With `Out of the Ashes' David Lammy has risen like a Phoenix from the flames in my estimations. Which is not to say I thought he was particularly bad before - it's just I didn't think he was particularly anything apart from not being the British Barack. I knew he'd been a relatively young and precocious MP, that he'd held various government positions under Blair and Brown, and that he was generally well meaning and well liked.
But given that I have never voted Labour, and under `Two Nose Jobs' Miliband probably never will, Lammy hasn't really loomed large on my political radar. However, having come across `Out of the Ashes', and enjoyed it very much - in fact, I found myself nodding and grunting in agreement on the tube every morning this week - I'll be keeping a close eye on Lammy from now on.
The thing is, while Obama's autobiographical treatise reads a bit like the kind of soaring rhetorical wet dream Aaron Sorkin would have had while writing The West Wing, Lammy keeps things simple and sensible. Sure, the book is part autobiography, part manifesto. But as the MP for the same Tottenham constituency where he grew up, Lammy brings an authenticity and a genuine sense of compassion to what could otherwise have been a standard bit of post-riots lefty hand-wringing from Guardian Books.
Lammy talks about tackling the root causes of the riots, not just the symptoms, but you get the real sense that he means it - that this isn't just another politician spouting off with idealistic, unachievable platitudes. Lammy's upbringing in Thatcher's 80s, with proud working parents who were hit hard by the recession (his father turned to drink and then emigrated to the US, leaving Lammy's mother to raise three boys on her own) gives him a keen insight into some of the challenges facing families in Tottenham today - essentially, low paid jobs, absent fathers and no stake in society. And his response is pleasingly robust: he chides previous Labour governments for trying to provide statist solutions ("we have ended up nationalising society rather than bolstering it") and instead urges government to focus on improving the resilience of our society by bolstering its foundations ("rather than try to replace society, government should seek to reinforce society in everything that it does. This should be the golden thread running through its attitude to families, communities, workplaces, our justice system, taxation, immigration rules and the welfare state.")

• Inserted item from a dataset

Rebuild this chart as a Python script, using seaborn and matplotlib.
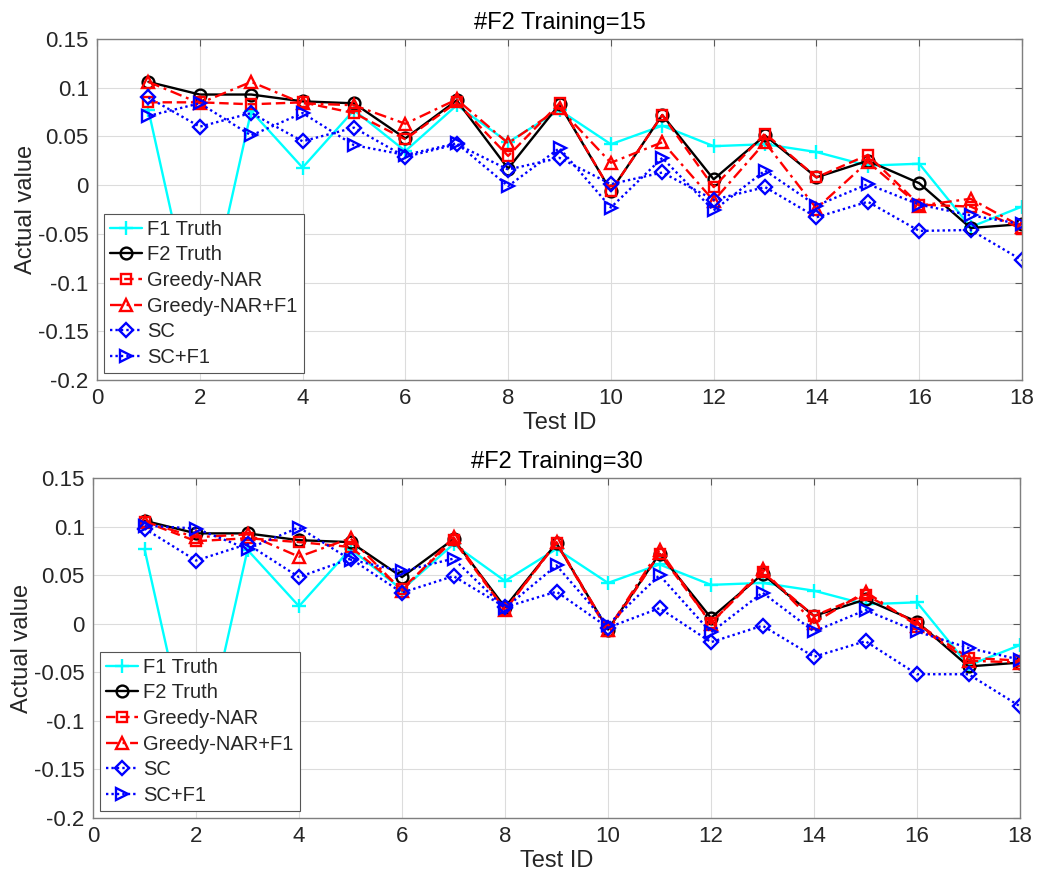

In my work with a British health charity called Merlin, we are constantly trying to find solutions for societies in need - often these are countries with chronic levels of poverty which have been hit by some sort of additional disaster (earthquake, famine, conflict). At the other end of the scale, by drawing attention to Britain's chronically materialist, hyper-individualist `my rights' culture, and its devastating impact on the family unit, Lammy shows that disasters like the riots will continue to strike our society in the future unless politics becomes more practical and purposeful.
I kind of hope Lammy can emerge from Tottenham's ashes and do something about it.